I think it’s reasonable to describe such an outcome as a profit collapse without being melodramatic.
Structural shift
Of course, the company is fighting back. Plans to drive £1 billion in cost savings over three years will help. Improving the layout of big stores might help. Opening 200 convenience stores by the end of the year should also provide a boost, as will driving up on-line sales.
However, whilst plans to slash the prices of 1,200 products, permanently, might help with customer retention, it’s difficult to see such moves helping to restore profitability. It’s starting to look like a mass-consumer movement to “alternative value suppliers” is wresting some of the big supermarkets’ traditional power away — permanent price slashing looks like something of a desperate measure.
It’s hard to disagree with Morrison’s chairman who says he thinks the customer shift to value is structural this time rather than cyclical.
Turnaround no more
Three months ago, I wondered whether Morrison had an element of turnaround potential at the current 193p share price. Today, I don’t think it has. We should think of forward profit forecasts as a downwards rebasing to a new normal. Sure, Morrison will maybe make progress from this new, lower level, but it will likely be on-trend and mild growth at best. There’s no frisky upwards re-rating on the horizon here. If anything, with the potential for the current customer backlash to protract into a new not-taking-any-more-nonsense zeitgeist, there’s now increased downside risk to holding Morrison shares.

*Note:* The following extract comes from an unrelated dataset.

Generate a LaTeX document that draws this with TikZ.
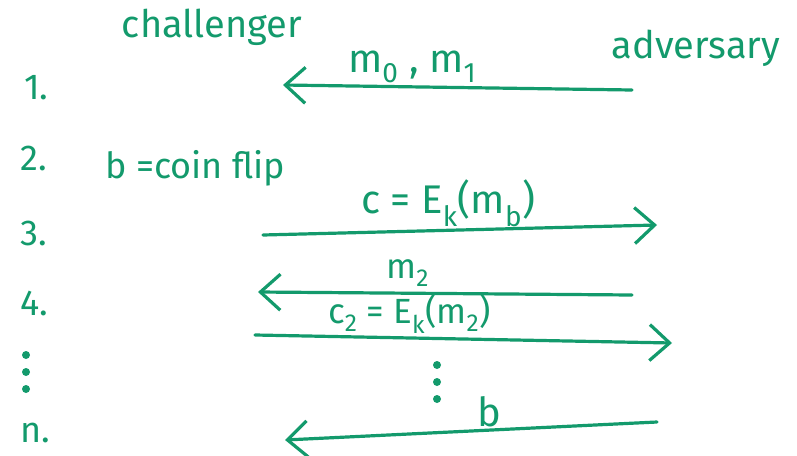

With so many other better businesses on the London market, with better growth prospects and better dividend prospects, why should I risk my hard-earned capital on Morrison?
What now?
City analysts expect a 15% recovery in earnings per share in 2016 after 2015’s profit collapse. The forward P/E rating is running at about 13 and the forward dividend yield at around 6.2%. Forward profit predictions assume the dividend will be covered 1.25 times. To me, that’s a high rating for a company that has just revealed its poor growth credentials and a vulnerable-looking dividend.
Morrison’s dividend might look attractive to some, but I prefer better prospects on total returns rather than just an income from my investments.